Euhirudinea, the true leeches, are an infraclass of the Hirudinea.

== Taxonomy ==
These clitellate annelids are of somewhat unclear relationships; namely the relationships of Hirudinea with oligochaetes are in need of revision. It may be that the presumed sister taxon of the Euhirudinea, the Acanthobdellidea, turns out to be more distantly related, as was already the case with the Branchiobdellida. Thus, eventually Euhirudinea might become a junior synonym of Hirudinea.

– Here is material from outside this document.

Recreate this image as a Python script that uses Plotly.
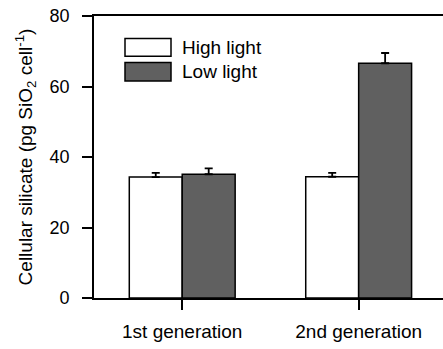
import plotly.graph_objects as go

categories = ["1st generation", "2nd generation"]
high_light = [34.3, 34.4]
high_light_err = [1.2, 1.1]
low_light = [35.1, 66.6]
low_light_err = [1.7, 2.9]
series_names = ["High light", "Low light"]
yticks = [0, 20, 40, 60, 80]

W, H = 443, 349
L, R, T, B = 94, 443, 15.7, 298

FONT = "Liberation Sans, Arial, sans-serif"

fig = go.Figure()
fig.add_trace(go.Bar(
    x=categories, y=high_light, name=series_names[0],
    marker=dict(color="white", line=dict(color="black", width=1.5)),
    error_y=dict(type="data", array=high_light_err, arrayminus=[0, 0], symmetric=False,
                 color="black", thickness=1.8, width=4),
))
fig.add_trace(go.Bar(
    x=categories, y=low_light, name=series_names[1],
    marker=dict(color="#606060", line=dict(color="black", width=1.5)),
    error_y=dict(type="data", array=low_light_err, arrayminus=[0, 0], symmetric=False,
                 color="black", thickness=1.8, width=4),
))

def px_x(x):
    return (x - L) / (R - L)

def px_y(y):
    return (B - y) / (B - T)

# manual legend
legend_boxes = [(125, 38.3, 171, 56, "white"), (125, 62.3, 171, 80.7, "#606060")]
label_y = [47, 71.5]
for (x0, y0, x1, y1, c), name, ly in zip(legend_boxes, series_names, label_y):
    fig.add_shape(type="rect", xref="paper", yref="paper",
                  x0=px_x(x0), x1=px_x(x1), y0=px_y(y1), y1=px_y(y0),
                  fillcolor=c, line=dict(color="black", width=1.5))
    fig.add_annotation(xref="paper", yref="paper", x=px_x(180), y=px_y(ly),
                       text=name, showarrow=False, xanchor="left", yanchor="middle",
                       font=dict(family=FONT, size=19, color="black"))

fig.update_layout(
    width=W, height=H,
    margin=dict(l=L, r=W - R, t=T, b=H - B),
    paper_bgcolor="white", plot_bgcolor="white",
    barmode="group", bargap=0.4, bargroupgap=0,
    showlegend=False,
    font=dict(family=FONT, size=18, color="black"),
)
fig.update_xaxes(
    range=[-0.5, 1.478], showline=True, linecolor="black", linewidth=1.8,
    mirror=True, ticks="outside", ticklen=10, tickwidth=1.5, tickcolor="black",
    showgrid=False, zeroline=False, tickfont=dict(size=19), ticklabelstandoff=5,
)
fig.update_yaxes(
    range=[0, 80], tickvals=yticks, showline=True, linecolor="black", linewidth=1.8,
    ticks="outside", ticklen=10, tickwidth=1.5, tickcolor="black",
    showgrid=False, zeroline=False, tickfont=dict(size=18), ticklabelstandoff=9,
    title=dict(text="Cellular silicate (pg SiO<sub>2</sub> cell<sup>-1</sup>)",
               font=dict(size=19), standoff=12),
)

fig.write_html("out.html")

True leeches are subdivided into two groups, the Arhynchobdellida or Arhynchobdellae (proboscisless leeches), and the Rhynchobdellida or Rhynchobdellae (jawless leeches). Note that the lack of jaws is a plesiomorphy, while the presence of a proboscis is an apomorphy – not all Arhynchobdellida have jaws, but all Rhynchobdellida have a proboscis. The best-known leech species, Hirudo medicinalis (European Medical Leech), belongs to the Arhynchobdellida.

== Ecology ==

Euhirudinea leeches tend to hunt for nutrients in the morning or afternoon. Leeches that hunt in the morning are found in larger sizes than those who hunt in the afternoon. Therefore, feeding in the morning seems to be more nutritious for the leeches than in the afternoon. Terrestrial Euhirudinea leeches, which inhabit tropical or subtropical environments have been found a greater number on-trails compared to off-trail numbers.